An increasingly insistent percussion duet was paired with an increasingly cataclysmic piano one, and then long runs of 16th notes in the pianos formed a flowing fabric for the jittery embroidery of uneven percussion rhythms. Much of the music was anxious, but the writing had cool confidence."
--Zachary Woolfe, The New York Times

"Paul Obermayer, Richard Barrett and Sam Pluta (electronics) put the original quartet on fire. It was the reunification of two universes, there were about 50 minutes of musical fireworks, one of the most wonderful musics I have ever heard live."
--Martin Schray, freejazzblog

"Best Moment of Moers 2012 - ROCKET SCIENCE - It was this new project of Peter Evans, Rocket Science, with Craig Taborn - piano Evan Parker - saxophones, Sam Pluta - electronics. They called in a big way." (translated from Portuguese)
--George Staicu, Musica De Vest

"The music of Sam Pluta is difficult to compartmentalize into genre, but this is good for Machine Language.

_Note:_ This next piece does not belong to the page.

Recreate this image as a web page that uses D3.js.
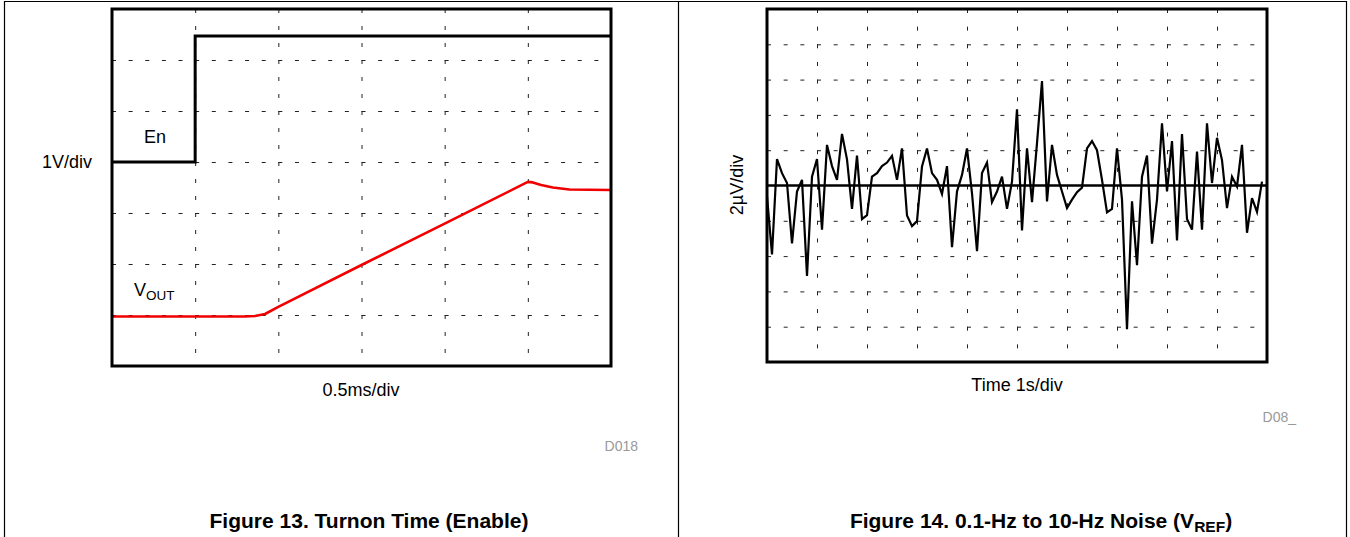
<!DOCTYPE html>
<html>
<head>
<meta charset="utf-8">
<script src="https://cdn.jsdelivr.net/npm/d3@7/dist/d3.min.js"></script>
<style>
  body{margin:0;background:#fff;}
  svg text{font-family:"Liberation Sans", Arial, Helvetica, sans-serif;fill:#000;}
</style>
</head>
<body>
<div id="figs"></div>
<script>
// Figure 13: turn on time, x in ms (0.5ms/div), y in V (1V/div)
const enTime  = [0, 0.5, 0.5, 3];
const enLevel = [4, 4, 6.47, 6.47];

const voutTime  = [0, 0.8, 0.86, 0.92, 1.0, 1.5, 2.0, 2.5, 2.53, 2.58, 2.65, 2.75, 3.0];
const voutLevel = [0.97, 0.97, 0.98, 1.02, 1.16, 1.98, 2.79, 3.61, 3.6, 3.55, 3.5, 3.46, 3.45];

const turnonTicksX = [0.5, 1, 1.5, 2, 2.5];
const turnonTicksY = [1, 2, 3, 4, 5, 6];

// Figure 14: 0.1Hz to 10Hz noise, 1s/div, 2uV/div, one sample every 0.1 s
const noiseStep = 0.1;
const noiseUv = [
  -0.62, -3.9, 1.5, 0.7, 0.14, -3.28, -0.34, 0.32, -5.12, 0.5,
  1.5, -2.5, 2.3, 1.1, 0.32, 2.92, 1.48, -1.32, 1.7, -1.9,
  -1.68, 0.5, 0.7, 1.1, 1.3, 1.68, 0.32, 2.1, -1.7, -2.3,
  -2.02, 1.08, 2.1, 0.7, 0.32, -0.48, 1.1, -3.5, -0.34, 0.6,
  2.1, -0.44, -3.72, 0.7, 1.3, -0.94, -0.34, 0.5, -1.32, 0.22,
  4.32, -2.54, 2.1, -0.94, 2.4, 5.92, -0.9, 2.3, 0.6, -0.34,
  -1.28, -0.8, -0.38, -0.12, 2.1, 2.52, 2.0, 0.32, -1.52, -1.32,
  2.1, -0.8, -8.14, -0.9, -4.52, 0.5, 1.7, -3.3, -0.8, 3.52,
  -0.34, 2.52, -3.12, 2.92, -1.9, -2.5, 1.92, -2.5, 3.52, 0.14,
  2.7, 1.44, -1.28, 0.5, -0.06, 2.3, -2.68, -0.72, -1.5, 0.22
];

const noiseTicksX = [1, 2, 3, 4, 5, 6, 7, 8, 9];
const noiseTicksY = [-8, -6, -4, -2, 2, 4, 6, 8];


const W = 1350, H = 537;

const svg = d3.select('#figs').append('svg')
              .attr('width', W)
              .attr('height', H);

//page frame
svg.append('path')
   .attr('d', 'M4.5,537 V1.5 H1346.5 V537 M678.5,1.5 V537')
   .attr('fill', 'none')
   .attr('stroke', '#000')
   .attr('stroke-width', 1.2);


// builds the scope style frame: scales, dashed grid, returns plot group
function scopeFrame(opts){
  const plot = svg.append('g')
                  .attr('transform', 'translate(' + opts.left + ',' + opts.top + ')');

  const x = d3.scaleLinear().domain(opts.xDomain).range([0, opts.width]);
  const y = d3.scaleLinear().domain(opts.yDomain).range([opts.height, 0]);

  const divX = opts.width / (opts.xDomain[1] - opts.xDomain[0]) * opts.xStep;
  const divY = opts.height / (opts.yDomain[1] - opts.yDomain[0]) * opts.yStep;

  // vertical dashed lines
  plot.append('g')
      .attr('class', 'grid-x')
      .call(d3.axisTop(x).tickValues(opts.ticksX).tickSize(-opts.height).tickFormat(''))
      .call(g => g.select('.domain').remove())
      .selectAll('line')
      .attr('stroke', '#222')
      .attr('stroke-width', 1)
      .attr('stroke-dasharray', '4,' + (divY / opts.dashY - 4));

  // horizontal dashed lines
  plot.append('g')
      .attr('class', 'grid-y')
      .call(d3.axisLeft(y).tickValues(opts.ticksY).tickSize(-opts.width).tickFormat(''))
      .call(g => g.select('.domain').remove())
      .selectAll('line')
      .attr('stroke', '#222')
      .attr('stroke-width', 1)
      .attr('stroke-dasharray', '4,' + (divX / opts.dashX - 4));

  svg.selectAll('.tick text').remove();

  return {plot, x, y};
}

function drawBox(frame, w, h){
  frame.plot.append('rect')
       .attr('x', 0).attr('y', 0)
       .attr('width', w).attr('height', h)
       .attr('fill', 'none')
       .attr('stroke', '#000')
       .attr('stroke-width', 3);
}


// ---- Figure 13 ----
const left = scopeFrame({
  left: 112, top: 9, width: 499, height: 357,
  xDomain: [0, 3], yDomain: [0, 7],
  xStep: 0.5, yStep: 1,
  ticksX: turnonTicksX, ticksY: turnonTicksY,
  dashX: 5, dashY: 3
});

const enLine = d3.line()
                 .x((d, i) => left.x(enTime[i]))
                 .y(d => left.y(d));

left.plot.append('path')
    .attr('d', enLine(enLevel))
    .attr('fill', 'none')
    .attr('stroke', '#000')
    .attr('stroke-width', 3);

const voutLine = d3.line()
                   .x((d, i) => left.x(voutTime[i]))
                   .y(d => left.y(d));

left.plot.append('path')
    .attr('d', voutLine(voutLevel))
    .attr('fill', 'none')
    .attr('stroke', '#f00000')
    .attr('stroke-width', 2.6)
    .attr('stroke-linejoin', 'round');

drawBox(left, 499, 357);

svg.append('text').attr('x', 155).attr('y', 143)
   .attr('text-anchor', 'middle').attr('font-size', 18).text('En');

const vout = svg.append('text').attr('x', 134).attr('y', 296).attr('font-size', 18);
vout.append('tspan').text('V');
vout.append('tspan').attr('font-size', 13.5).attr('dy', 4).text('OUT');

svg.append('text').attr('x', 67).attr('y', 168)
   .attr('text-anchor', 'middle').attr('font-size', 18).text('1V/div');

svg.append('text').attr('x', 361).attr('y', 396)
   .attr('text-anchor', 'middle').attr('font-size', 18).text('0.5ms/div');

svg.append('text').attr('x', 638).attr('y', 451)
   .attr('text-anchor', 'end').attr('font-size', 14)
   .style('fill', '#999').text('D018');

svg.append('text').attr('x', 369).attr('y', 528)
   .attr('text-anchor', 'middle').attr('font-size', 21)
   .attr('font-weight', 'bold').text('Figure 13. Turnon Time (Enable)');


// ---- Figure 14 ----
const right = scopeFrame({
  left: 767, top: 9, width: 500, height: 353,
  xDomain: [0, 10], yDomain: [-10, 10],
  xStep: 1, yStep: 2,
  ticksX: noiseTicksX, ticksY: noiseTicksY,
  dashX: 3, dashY: 2
});

// zero reference line
right.plot.append('line')
     .attr('x1', 0).attr('x2', 500)
     .attr('y1', right.y(0)).attr('y2', right.y(0))
     .attr('stroke', '#000')
     .attr('stroke-width', 2.6);

const noiseLine = d3.line()
                    .x((d, i) => right.x(i * noiseStep))
                    .y(d => right.y(d));

right.plot.append('path')
     .attr('d', noiseLine(noiseUv))
     .attr('fill', 'none')
     .attr('stroke', '#000')
     .attr('stroke-width', 2.2)
     .attr('stroke-linejoin', 'miter');

drawBox(right, 500, 353);

svg.append('text')
   .attr('transform', 'translate(743,185) rotate(-90)')
   .attr('text-anchor', 'middle').attr('font-size', 18).text('2µV/div');

svg.append('text').attr('x', 1017).attr('y', 391)
   .attr('text-anchor', 'middle').attr('font-size', 18).text('Time 1s/div');

svg.append('text').attr('x', 1296).attr('y', 422)
   .attr('text-anchor', 'end').attr('font-size', 14)
   .style('fill', '#999').text('D08_');

const t14 = svg.append('text').attr('x', 1041).attr('y', 528)
               .attr('text-anchor', 'middle').attr('font-size', 21)
               .attr('font-weight', 'bold');
t14.append('tspan').text('Figure 14. 0.1-Hz to 10-Hz Noise (V');
t14.append('tspan').attr('font-size', 15.5).attr('dy', 4).text('REF');
t14.append('tspan').attr('dy', -4).text(')');

</script>
</body>
</html>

We could call it minimalism, electroacoustic, noise, neo-futuristic rock whistling very loud, far from concrete abstraction ..." (translated from French)
--Luc Bouquet, Le Son du Grisli

"there were certainly some fascinating things going on that helped to put this on repeat. Improvised music, a meeting of a laptop and two instruments, doesn't always come this loud and full of aggression. Excellent!"
--Frans de Waard, Vital Weekly

"Let's just say that [sum and difference] delivers the surface thrill of experimental music - hearing and being amazed by strange sounds - but that the playing also has an underlying thoughtfulness and rapid responsiveness that keeps this stuff rewarding after the novelty wears off."
--Bill Meyer, Dusted

"The ghost in this jazz machine is Sam Pluta's real-time sound processing, which sucks in the live material and scatters and bumps and drizzles it around the sound environment like sonic poltergeist activity."
--Philip Clark, The Wire

"Gulps, kisses and shrieks abet and oppose digital fuzz and clicks until they become a whorl of action, origin indeterminate. Altieri's whining, bent glisses and flurries are likewise an interesting foil to Pluta's glitchy patchwork"
--Clifford Allen, New York City Jazz Record

"The electronics of Sam Pluta take all the risks: they are not a coloring effect, but a living matter." (translated from French)
--Pierre Cécile, Le Son du Grisli

"It certainly applies to the urbanised semi-organised chaos of the title track, experiencing which is like having your ears threaded into a large, mechanical loom, the atoms of your corporeal frame redistributed into a million and one cheap suits to be sold in the Garment District."
--Ed Pinsent, The Sound Projector

"With a unit like Rocket Science, Evan Parker (who is approaching 70) can finally realize his improvising conception of real time electronic processing, improvisation, and extended technique."
--Mark Corroto, All About Jazz

"Leave your preconceptions behind, and the art of Evans, Pluta, and Altieri can be considered in the lineage of game-changing sonic adventurers such as Stravinsky, Coleman, and Eno."
--Tim Owen, The Jazz Man

"the showpiece came last: Pluta’s wonderful “Machine Language,” a 2012 work for a very mixed ensemble...The result of these odd timbres was an inspired pairing of a percussive jungle romp, blended with the nervous breakdowns, mood shifts and switches of a 20th Century string quartet. It was very loud, very satisfying, and whip smart."
--Luke Quinton, Austin 360

"Saxophonist Evan Parker’s nonet of trumpeter Peter Evans, bassist Barry Guy, drummer Paul Lytton, pianist Sten Sandell, cellist Okkyung Lee and Paul Obermeyer, Sam Pluta and Richard Barrett on electronics combined mesmerizing strands of electro-acoustic improvisation and virtuosic skill...electronics were like piquant seasoning rather than making up the whole meal, generating an assertive drone, which underscored rather than challenged the soloists."